His belly so bloated, and his mouth and nose just a snoring and puffing. With each breath in, out came a huge puff from both ends. No wonder they say old men smell like dirty gym socks. Sure enough half of it is probably coming from their butt.

"Good grief, roll over before the methane gas kills both of us." I shouted.

Soon I was back to sleep. Just a few hours latter I was awaken again. My eyes bugged as the covers fanned up. "Gees oh peat's, he's at it again." As I laid there hugging the covers to avoid the smell, I heard and felt my bag blowing up. Sure enough, I was popping like a darn pop corn popper.
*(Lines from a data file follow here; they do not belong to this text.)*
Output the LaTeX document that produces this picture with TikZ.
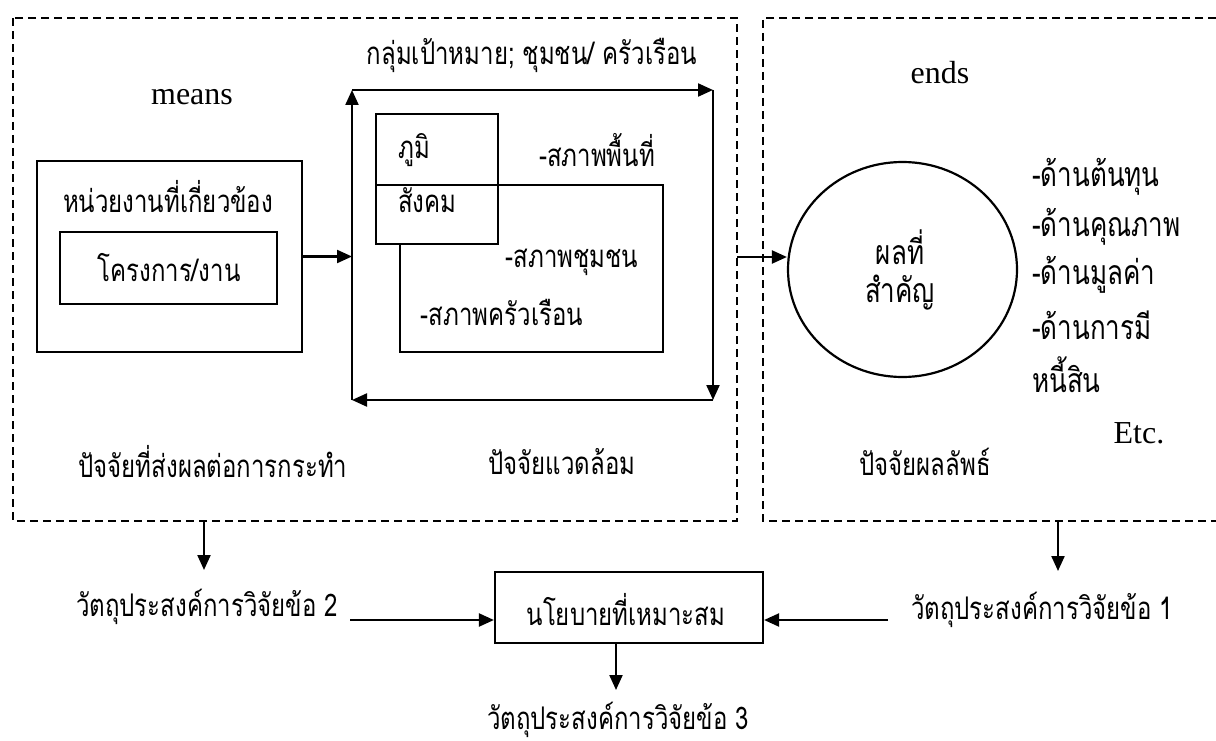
\documentclass[tikz,border=0pt]{standalone}
\usepackage{fontspec}
\usepackage{graphicx}
\setmainfont{Liberation Serif}
\newfontfamily\thai[Script=Thai]{Loma}
\newcommand{\thtxt}[1]{\scalebox{1}[1.3]{#1}}
\usetikzlibrary{arrows.meta,shapes.geometric}
\tikzset{
  ln/.style={line width=2.2pt},
  dsh/.style={line width=2pt, dash pattern=on 8pt off 5pt},
  arr/.style={line width=2.2pt, -{Triangle[length=15pt,width=13pt]}},
  box/.style={draw, line width=2.2pt, rectangle, inner sep=0pt},
  th/.style={inner sep=0pt, font=\thai\fontsize{24}{28}\selectfont},
  thl/.style={inner sep=0pt, font=\thai\fontsize{26}{30}\selectfont},
  la/.style={inner sep=0pt, font=\fontsize{32}{36}\selectfont},
}
\begin{document}
\begin{tikzpicture}[x=1pt,y=-1pt]
\useasboundingbox (0,0) rectangle (1216,741);
\fill[white] (0,0) rectangle (1216,741);
% dashed frames
\draw[dsh] (13,18) rectangle (737,521);
\draw[dsh] (1216,18) -- (763,18) -- (763,521) -- (1216,521);
% left part
\node[la] (means) at (192,97) {means};
\node[box, minimum width=265pt, minimum height=191pt] (unitbox) at (169.5,256.5) {};
\node[th] (unit) at (168,197) {\thtxt{หน่วยงานที่เกี่ยวข้อง}};
\node[box, minimum width=217pt, minimum height=72pt] (projbox) at (168.5,268) {};
\node[th] (proj) at (169,268) {\thtxt{โครงการ/งาน}};
% middle part
\node[th] (title) at (532,55) {\thtxt{กลุ่มเป้าหมาย; ชุมชน/ ครัวเรือน}};
\coordinate (LT) at (352,90);
\coordinate (RT) at (713,90);
\coordinate (RB) at (713,400);
\coordinate (LB) at (352,400);
\draw[arr] (LB) -- (LT);
\draw[arr] (LT) -- (RT);
\draw[arr] (RT) -- (RB);
\draw[arr] (RB) -- (LB);
\draw[arr] (unitbox.east) -- (unitbox.east -| LT);
\node[box, minimum width=122pt, minimum height=130pt] (geo) at (437,179) {};
\draw[ln] (376,185) -- (663,185) -- (663,352) -- (400,352) -- (400,244);
\node[th, anchor=west] (phumi) at (398,150) {\thtxt{ภูมิ}};
\node[th, anchor=west] (sangkhom) at (398,200) {\thtxt{สังคม}};
\node[th] (area) at (597,150) {\thtxt{-สภาพพื้นที่}};
\node[th] (comm) at (572,262) {\thtxt{-สภาพชุมชน}};
\node[th] (house) at (502,312) {\thtxt{-สภาพครัวเรือน}};
% right part
\node[la] (ends) at (940,73) {ends};
\node[draw, ellipse, line width=2.2pt, minimum width=229pt, minimum height=215pt, inner sep=0pt] (circ) at (902.5,269.5) {};
\node[thl] (res1) at (900,247) {\thtxt{ผลที่}};
\node[thl] (res2) at (900,293) {\thtxt{สำคัญ}};
\coordinate (lbE) at (737,257);
\draw[arr] (lbE) -- (lbE -| circ.west);
\node[thl, anchor=west] (d1) at (1032,177) {\thtxt{-ด้านต้นทุน}};
\node[thl, anchor=west] (d2) at (1032,227) {\thtxt{-ด้านคุณภาพ}};
\node[thl, anchor=west] (d3) at (1032,275) {\thtxt{-ด้านมูลค่า}};
\node[thl, anchor=west] (d4) at (1032,325) {\thtxt{-ด้านการมี}};
\node[thl, anchor=west] (d5) at (1032,375) {\thtxt{หนี้สิน}};
\node[la] (etc) at (1139,433) {Etc.};
% bottom labels of frames
\node[th] (f1) at (213,462) {\thtxt{ปัจจัยที่ส่งผลต่อการกระทำ}};
\node[th] (f2) at (562,462) {\thtxt{ปัจจัยแวดล้อม}};
\node[th] (f3) at (925,462) {\thtxt{ปัจจัยผลลัพธ์}};
% objectives
\node[th] (obj2) at (207,607) {\thtxt{วัตถุประสงค์การวิจัยข้อ 2}};
\node[th] (obj1) at (1042,610) {\thtxt{วัตถุประสงค์การวิจัยข้อ 1}};
\node[th] (obj3) at (618,720) {\thtxt{วัตถุประสงค์การวิจัยข้อ 3}};
\node[box, minimum width=268pt, minimum height=71pt] (policy) at (629,607.5) {};
\node[th] (poltext) at (626,610) {\thtxt{นโยบายที่เหมาะสม}};
\coordinate (s2) at (204,521);
\coordinate (e2) at (204,570);
\draw[arr] (s2) -- (e2);
\coordinate (s1) at (1058,521);
\coordinate (e1) at (1058,571);
\draw[arr] (s1) -- (e1);
\coordinate (a2) at (350,620);
\draw[arr] (a2) -- (a2 -| policy.west);
\coordinate (a1) at (888,620);
\draw[arr] (a1) -- (a1 -| policy.east);
\coordinate (p3) at (616,690);
\draw[arr] (p3 |- policy.south) -- (p3);
\end{tikzpicture}
\end{document}
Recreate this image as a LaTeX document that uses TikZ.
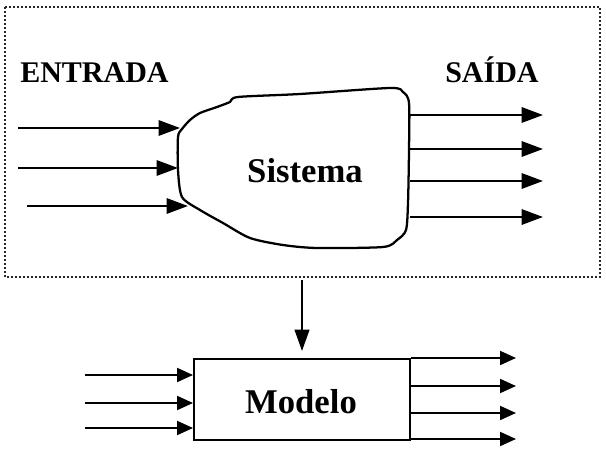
\documentclass[tikz,border=0pt]{standalone}
\usepackage{fontspec}
\setmainfont{Liberation Serif}
\usetikzlibrary{arrows.meta}
\begin{document}
\begin{tikzpicture}[x=0.75pt,y=-0.75pt,
  arr/.style={line width=1.6pt,-{Triangle[length=16pt,width=11.5pt]}},
  marr/.style={line width=1.5pt,-{Triangle[length=12pt,width=10.5pt]}},
  darr/.style={line width=1.5pt,-{Triangle[length=16pt,width=11pt]}},
  lbl/.style={font=\bfseries\fontsize{22.5}{27}\selectfont,anchor=base west,inner sep=0pt},
  big/.style={font=\bfseries\fontsize{26}{31}\selectfont,inner sep=0pt},
  frame/.style={draw=black!85,line width=1.4pt,dash pattern=on 1.4pt off 1.6pt}]
\useasboundingbox (0,0) rectangle (606,456);
% dotted frame
\draw[frame] (5,7) rectangle (600,277);
\coordinate (frameS) at (302,280);
% labels
\node[lbl] (entrada) at (20,83) {ENTRADA};
\node[lbl] (saida) at (445,83) {SAÍDA};
% blob
\draw[line width=1.7pt,line join=round] plot[smooth cycle,tension=0.45] coordinates {
 (182,129) (190,120) (200,113) (217,107) (230,102) (238,97) (300,94) (390,88)
 (403,92) (409,103) (409,150) (408,203) (406,230) (397,240) (383,247) (317,248)
 (283,245) (250,238) (223,223) (200,210) (182,197) (178,170) (178,137)};
\node[big,anchor=base] (sistema) at (305,182) {Sistema};
% input coordinates
\coordinate (i1s) at (18,128); \coordinate (i1e) at (180,128);
\coordinate (i2s) at (18,168); \coordinate (i2e) at (178,168);
\coordinate (i3s) at (27,206); \coordinate (i3e) at (188,206);
\draw[arr] (i1s) -- (i1e);
\draw[arr] (i2s) -- (i2e);
\draw[arr] (i3s) -- (i3e);
% outputs
\foreach \y [count=\k] in {115,149,181,217}{
  \coordinate (o\k s) at (410,\y);
  \coordinate (o\k e) at (543,\y);
  \draw[arr] (o\k s) -- (o\k e);
}
% model
\node[draw,line width=1.5pt,minimum width=216*0.75pt,minimum height=81*0.75pt,inner sep=0pt,anchor=north west] (modelo) at (193,358) {};
\node[big,anchor=base] (modelotxt) at (301,413) {Modelo};
\coordinate (down) at (302,351);
\draw[darr] (frameS) -- (down);
\foreach \y [count=\k] in {375,403,428}{
  \coordinate (mi\k) at (85,\y);
  \draw[marr] (mi\k) -- (mi\k -| modelo.west);
}
\foreach \y [count=\k] in {358,386,413,439}{
  \coordinate (mo\k) at (516,\y);
  \draw[marr] (mo\k -| modelo.east) -- (mo\k);
}
\end{tikzpicture}
\end{document}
The great thing about wearing an ostomy bag is what's known as "blow by." The best description of blow by is, you may hear it, but you can't smell it. No one smells the fart, until you empty or open the bag.

The United States has really missed this secret weapon. I'm convinced people with ostomies could be gathered together to collect the methane gas coming from their bodies. This gas could be bottled and released to choke the life out of our enemies. Let me tell you, Osama Bin Laden wouldn't have a chance in one of those green clouds!

Any way, you guessed it, I had to make an inevitable trip to the bathroom. As the toilet flushed, Mark woke up, "What in the world? My Gosh, did you die, or are you molting a pot mustard gas?"

Ah, such is life. Thank God for bathroom windows. Without them we all may pass away in our sleep.